Dadurch das es keinen zentralen Erzähler im Buch gibt, schwenken die Ansichten rapide hin und her zwischen den 4 Erwachsenen, den 3 Teenagern und dem kleinen Jungen. Ja, das ist ab und an etwas anstrengend, aber diese Mühe lohnt sich. Die sollte man sich unbedingt geben, dafür denke ich, kann man sich ab und zu erlauben, über die anstrengenden ollen Listen, Buchauszügen, Aufzählungen von Inhalten in irgendwelchen Geschäften etc. drüber weg zu lesen.

Es ist nicht allzu schwierig, den verschiedenen Stimmen zu folgen, wenn man ein wenig aufpasst, das Buch ist allerdings eine ziemliche emotionale Achterbahn.

Also meine Damen und Herren, nehmen sie Platz in Haddons Achterbahn, aber schnallen sie sich an für eine anstrengende, aber durchaus lohnende Fahrt.
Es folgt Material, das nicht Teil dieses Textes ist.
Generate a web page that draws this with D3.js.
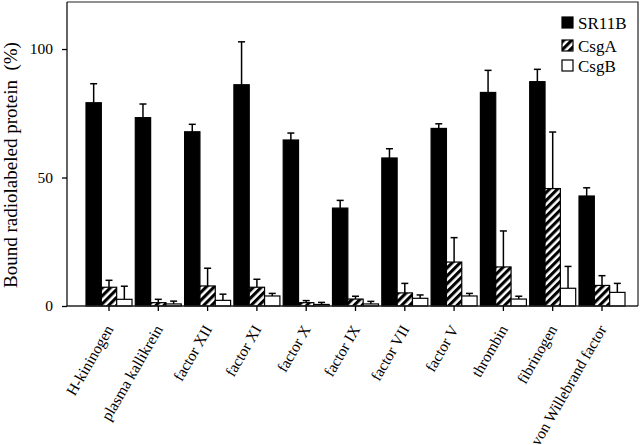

„Du hasst Richard, weil er dreihundert Meilen entfernt in Edinburgh in seinem großzügigen, georgianischen Apartment am Moray Place umherschlendert, während du auf diesem abgenutzten olivgrünen Stuhl sitzt und Mum dabei zuhörst, wie sie durch den Käfig ihres gebrochenen Geistes tobt.“

„Man konnte darum bitten, in den Arm genommen zu werden, wenn man traurig war oder sich weggetan hatte, doch wenn es einfach so spontan passierte, fühlte man sich innen drin so warm.“

„Kämpfen oder die Flucht ergreifen, dieser treue Wachhund, der seit Millionen von Jahren nicht von unserer Seite weicht und uns vor jedem Anzeichen von Gefahr warnt. Doch wie konnte man vor einem Hirngespinst flüchten? Wie konnte man den Bildern in seinem Kopf entkommen? Wie hatte es Hecht noch in seinem Artikel für Nature ausgedrückt, wir hatten die Welt da draußen gezähmt, aber nicht die Waffen, die wir besaßen, um in ihr zu überleben.“

„Doch als er dies tat, sagte Richard, bloß, Wunderbar, ohne Anzeichen von Überraschung oder Erleichterung, sodass Dominic sich kurzzeitig fragte, ob es möglich war, die Zukunft schon dadurch zu beeinflussen, dass man sie mit großem Selbstbewußtsein vorhersagte.“

Das Buch erschien im Blessing Verlag.